The old Latin saying "Caveat Emptor" goes to show that this trope is Older Than Feudalism. Fables about fools purchasing worthless junk at a premium can be found around the world.

The Trope Namer is a Middle Ages confidence trick wherein a con artist would sell somebody what is supposed to be a suckling pig in a sack or poke. In fact the hidden meat would be a cat. The same con gives us the phrase "to let the cat out of the bag". Known in Spanish as "dar gato por liebre" (giving a cat instead of a hare) after the Medieval practice of selling cats instead of hares for food. Unlike the pig, hares and cats look quite similar when skinned.

A Pig In A Poke that specifically uses illegal items, resulting in the buyer having no way to involve the authorities without getting in trouble themselves, is a Beat Bag.

If the seller shows you what he's selling, but then uses sleight of hand so that isn't what you actually get, its Good for Bad.

Compare Violin Scam, where the buyer is convinced that he's scamming the seller by the seller's confederate.

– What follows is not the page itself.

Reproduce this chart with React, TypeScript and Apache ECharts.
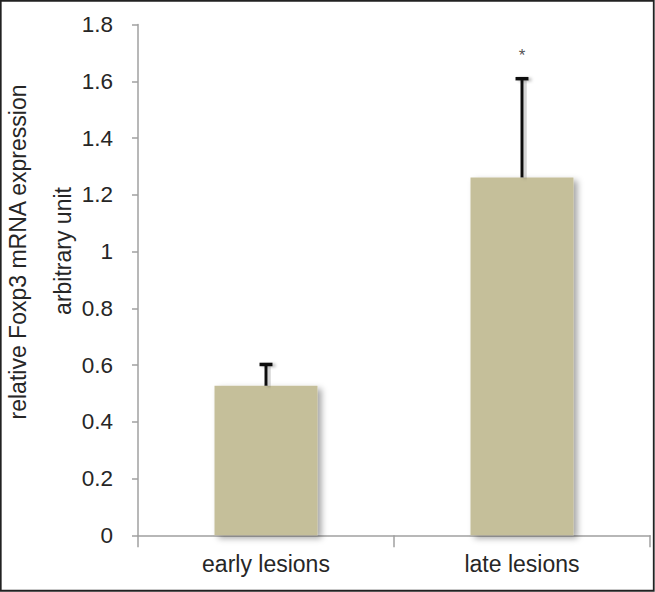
import React, { useEffect, useRef } from "react";
import * as echarts from "echarts";

const categories = ["early lesions", "late lesions"];
const means = [0.527, 1.261];
const upperErrors = [0.602, 1.609];
const significance = ["", "*"];
const significanceY = [0, 1.69];
const yTitleLines = ["relative Foxp3 mRNA expression", "arbitrary unit"];

export default function App() {
  const ref = useRef<HTMLDivElement>(null);
  useEffect(() => {
    if (!ref.current) return;
    const chart = echarts.init(ref.current, null, { renderer: "svg" });
    const font = "'Liberation Sans', Arial, sans-serif";
    const textColor = "#262626";
    const errData = categories.map((c, i) => [c, means[i], upperErrors[i]]);
    const sigData = categories
      .map((c, i) => ({ value: [c, significanceY[i]], mark: significance[i] }))
      .filter((d) => d.mark !== "");
    chart.setOption({
      animation: false,
      backgroundColor: "#ffffff",
      grid: { left: 138, right: 5, top: 24.5, bottom: 56.7, containLabel: false },
      xAxis: {
        type: "category",
        data: categories,
        axisLine: { show: true, lineStyle: { color: "#a0a0a0", width: 1.5 } },
        axisTick: { show: true, length: 12, lineStyle: { color: "#a0a0a0", width: 1.5 } },
        axisLabel: { fontSize: 23, color: textColor, margin: 17, fontFamily: font },
        splitLine: { show: false },
      },
      yAxis: {
        type: "value",
        min: 0,
        max: 1.8,
        interval: 0.2,
        axisLine: { show: true, lineStyle: { color: "#a0a0a0", width: 1.5 } },
        axisTick: { show: true, length: 6, inside: false, lineStyle: { color: "#a0a0a0", width: 1.5 } },
        axisLabel: { fontSize: 22.5, color: textColor, margin: 25, fontFamily: font },
        splitLine: { show: false },
      },
      series: [
        {
          type: "bar",
          data: means,
          barWidth: 103,
          itemStyle: {
            color: "#c5bf9a",
            shadowBlur: 6,
            shadowOffsetX: 4,
            shadowOffsetY: 3,
            shadowColor: "rgba(0,0,0,0.35)",
          },
          z: 2,
        },
        {
          type: "custom",
          data: errData,
          encode: { x: 0, y: [1, 2] },
          clip: false,
          z: 5,
          renderItem: (params: any, api: any) => {
            const idx = params.dataIndex;
            const base = api.coord([idx, api.value(1)]);
            const top = api.coord([idx, api.value(2)]);
            const style = {
              fill: "#111111",
              shadowBlur: 3,
              shadowOffsetX: 3,
              shadowOffsetY: 1,
              shadowColor: "rgba(0,0,0,0.25)",
            };
            return {
              type: "group",
              children: [
                {
                  type: "rect",
                  shape: { x: top[0] - 1.5, y: top[1], width: 3, height: base[1] - top[1] },
                  style,
                },
                {
                  type: "rect",
                  shape: { x: top[0] - 6.5, y: top[1] - 1.75, width: 13, height: 3.5 },
                  style,
                },
              ],
            };
          },
        },
        {
          type: "scatter",
          data: sigData.map((d) => d.value),
          symbolSize: 0,
          z: 4,
          label: {
            show: true,
            position: "inside",
            formatter: (p: any) => sigData[p.dataIndex].mark,
            fontSize: 17,
            color: textColor,
            fontFamily: font,
          },
        },
      ],
      graphic: [
        {
          type: "text",
          x: 18,
          y: 252,
          rotation: Math.PI / 2,
          style: {
            text: yTitleLines[0],
            fontSize: 23,
            fontFamily: font,
            fill: textColor,
            align: "center",
            verticalAlign: "middle",
          },
        },
        {
          type: "text",
          x: 63,
          y: 251,
          rotation: Math.PI / 2,
          style: {
            text: yTitleLines[1],
            fontSize: 23,
            fontFamily: font,
            fill: textColor,
            align: "center",
            verticalAlign: "middle",
          },
        },
        {
          type: "rect",
          shape: { x: 0.75, y: 0.75, width: 653, height: 590 },
          style: { fill: "none", stroke: "#222222", lineWidth: 1.8 },
          silent: true,
        },
      ],
    });
    return () => chart.dispose();
  }, []);
  return (
    <div
      ref={ref}
      style={{ position: "fixed", left: 0, top: 0, width: 655, height: 592 }}
    />
  );
}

Examples of Pig in a Poke include:

Film

  • The basic plot of Burn After Reading is that a few morons blackmail the CIA into buying one of these.

Literature

  • In 'Harry Potter, leprechaun's gold vanishes shortly after you pick it up, rendering it completely worthless except for screwing over people you owe money to (which is exactly what it gets used for).
  • Conversed in Neil Gaiman's American Gods: Wednesday is talking about some of his favorite grifts, one of which involves a violin, two grifters, and an upper-class waiter as The Mark.
  • In Roughing It, Mark Twain describes a common type I: combing an otherwise worthless mine for one tiny chunk of rock containing silver or gold, presenting it to the assay office as an "average" sample, then selling shares in the now grossly overvalued mine.
  • This is one of Moist von Lipwig's preferred grifts. He likes to set people up to think they're ripping him off. You can't fool an honest man, which is why Moist never tries.
  • One back-cover blurb for Andre Norton's Sargasso of Space actually described the trade contract for the planet Limbo as a "cosmic pig-in-a-poke." When the crew of the Free Trader Solar Queen "unwrapped" it, they found the government's Survey service had sold them trade rights to a planet that'd been heavily nuked at some time in the distant past. It was unlikely to have any inhabitants with whom they could make deals....

Live-Action TV

  • Haven has a variation in between Type 1 and 2. Duke presents a chef with a box containing an exotic ingredient and names a price. The chef then has to decide if he wants to buy the item without seeing it first. Duke knows what the item is worth but he is not really scamming the chef. They are old friends and it's a game they have been playing for years. Sometimes Duke will overprice the item and sometime he will underprice it, making sure that his friend will not feel taken advantage of.

Music

  • This comes up in the folk song "Quare Bungle Rye." Jack thinks he's getting good whiskey, but the seller slips him a baby in a basket instead and runs off.

Tabletop Games

  • Magic: The Gathering
    • One can purchase old Arabian Nights boosters, albeit at a hefty price. However, from time to time, these packs contain as their "rare" one of the five most common cards in the game, a Mountain, in which case you just threw away about $200. Congratulations.
    • The practice of auctioning repacks on eBay involves a large bundle of otherwise-unsellable cards, with a few high-value rares purportedly thrown in, which is then divided up into booster-sized repacks and sold off for up to a couple of dollars each. Needless to say, anyone buying these repacks is quite a trusting individual.

Video Games

  • Knights of the Old Republic II contains a type II example: a salvager tries to sell you a holocron for 500 credits. When you ask to see it, he says that it doesn't work that way: he doesn't know the item's real value, so you would both be gambling on this deal. (it turns out to be fake)

Western Animation

  • In South Park when the boys are involved in a tooth fairy scam, Butters buys what he was told were Chinese teeth, but are actually cat teeth.